● **Aim of the exercise**: Copy the data exactly; pictures stay out of the copy.

● **Recorded data**:
— BEGIN —

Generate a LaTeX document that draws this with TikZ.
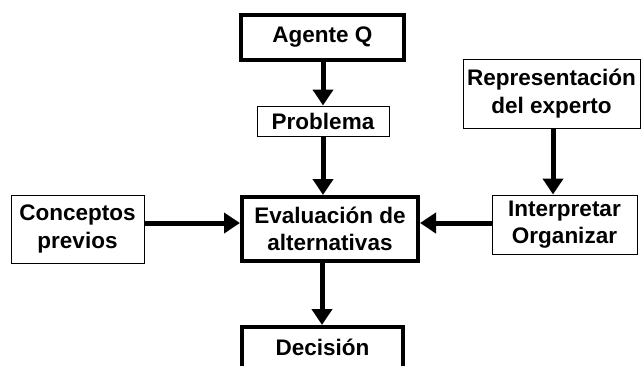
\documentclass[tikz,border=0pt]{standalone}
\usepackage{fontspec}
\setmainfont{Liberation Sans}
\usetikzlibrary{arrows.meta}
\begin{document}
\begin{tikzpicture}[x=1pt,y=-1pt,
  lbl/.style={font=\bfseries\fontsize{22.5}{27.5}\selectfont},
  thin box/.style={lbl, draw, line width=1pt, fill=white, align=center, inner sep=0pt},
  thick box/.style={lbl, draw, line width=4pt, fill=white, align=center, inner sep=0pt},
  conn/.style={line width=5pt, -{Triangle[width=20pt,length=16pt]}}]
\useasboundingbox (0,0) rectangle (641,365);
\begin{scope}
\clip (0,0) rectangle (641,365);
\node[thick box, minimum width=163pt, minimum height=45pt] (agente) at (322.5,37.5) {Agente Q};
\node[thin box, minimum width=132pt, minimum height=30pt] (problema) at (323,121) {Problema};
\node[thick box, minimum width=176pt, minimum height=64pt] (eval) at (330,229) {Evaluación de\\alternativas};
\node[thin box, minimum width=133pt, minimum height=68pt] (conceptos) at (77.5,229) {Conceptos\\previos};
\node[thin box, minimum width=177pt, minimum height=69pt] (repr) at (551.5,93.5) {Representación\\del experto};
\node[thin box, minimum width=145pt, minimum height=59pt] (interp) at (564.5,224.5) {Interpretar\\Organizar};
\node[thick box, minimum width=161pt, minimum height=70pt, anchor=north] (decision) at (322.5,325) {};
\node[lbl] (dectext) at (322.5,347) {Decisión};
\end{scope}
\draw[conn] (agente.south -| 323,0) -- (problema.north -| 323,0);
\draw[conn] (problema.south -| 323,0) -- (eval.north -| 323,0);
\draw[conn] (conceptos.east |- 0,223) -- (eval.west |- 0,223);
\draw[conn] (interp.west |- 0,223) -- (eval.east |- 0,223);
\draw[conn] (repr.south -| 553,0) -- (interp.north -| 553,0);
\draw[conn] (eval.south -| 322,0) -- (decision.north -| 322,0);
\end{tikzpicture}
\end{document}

— END —

● **The output**:
Generate a LaTeX document that draws this with TikZ.
\documentclass[tikz,border=0pt]{standalone}
\usepackage{fontspec}
\setmainfont{Liberation Sans}
\usetikzlibrary{arrows.meta}
\begin{document}
\begin{tikzpicture}[x=1pt,y=-1pt,
  lbl/.style={font=\bfseries\fontsize{22.5}{27.5}\selectfont},
  thin box/.style={lbl, draw, line width=1pt, fill=white, align=center, inner sep=0pt},
  thick box/.style={lbl, draw, line width=4pt, fill=white, align=center, inner sep=0pt},
  conn/.style={line width=5pt, -{Triangle[width=20pt,length=16pt]}}]
\useasboundingbox (0,0) rectangle (641,365);
\begin{scope}
\clip (0,0) rectangle (641,365);
\node[thick box, minimum width=163pt, minimum height=45pt] (agente) at (322.5,37.5) {Agente Q};
\node[thin box, minimum width=132pt, minimum height=30pt] (problema) at (323,121) {Problema};
\node[thick box, minimum width=176pt, minimum height=64pt] (eval) at (330,229) {Evaluación de\\alternativas};
\node[thin box, minimum width=133pt, minimum height=68pt] (conceptos) at (77.5,229) {Conceptos\\previos};
\node[thin box, minimum width=177pt, minimum height=69pt] (repr) at (551.5,93.5) {Representación\\del experto};
\node[thin box, minimum width=145pt, minimum height=59pt] (interp) at (564.5,224.5) {Interpretar\\Organizar};
\node[thick box, minimum width=161pt, minimum height=70pt, anchor=north] (decision) at (322.5,325) {};
\node[lbl] (dectext) at (322.5,347) {Decisión};
\end{scope}
\draw[conn] (agente.south -| 323,0) -- (problema.north -| 323,0);
\draw[conn] (problema.south -| 323,0) -- (eval.north -| 323,0);
\draw[conn] (conceptos.east |- 0,223) -- (eval.west |- 0,223);
\draw[conn] (interp.west |- 0,223) -- (eval.east |- 0,223);
\draw[conn] (repr.south -| 553,0) -- (interp.north -| 553,0);
\draw[conn] (eval.south -| 322,0) -- (decision.north -| 322,0);
\end{tikzpicture}
\end{document}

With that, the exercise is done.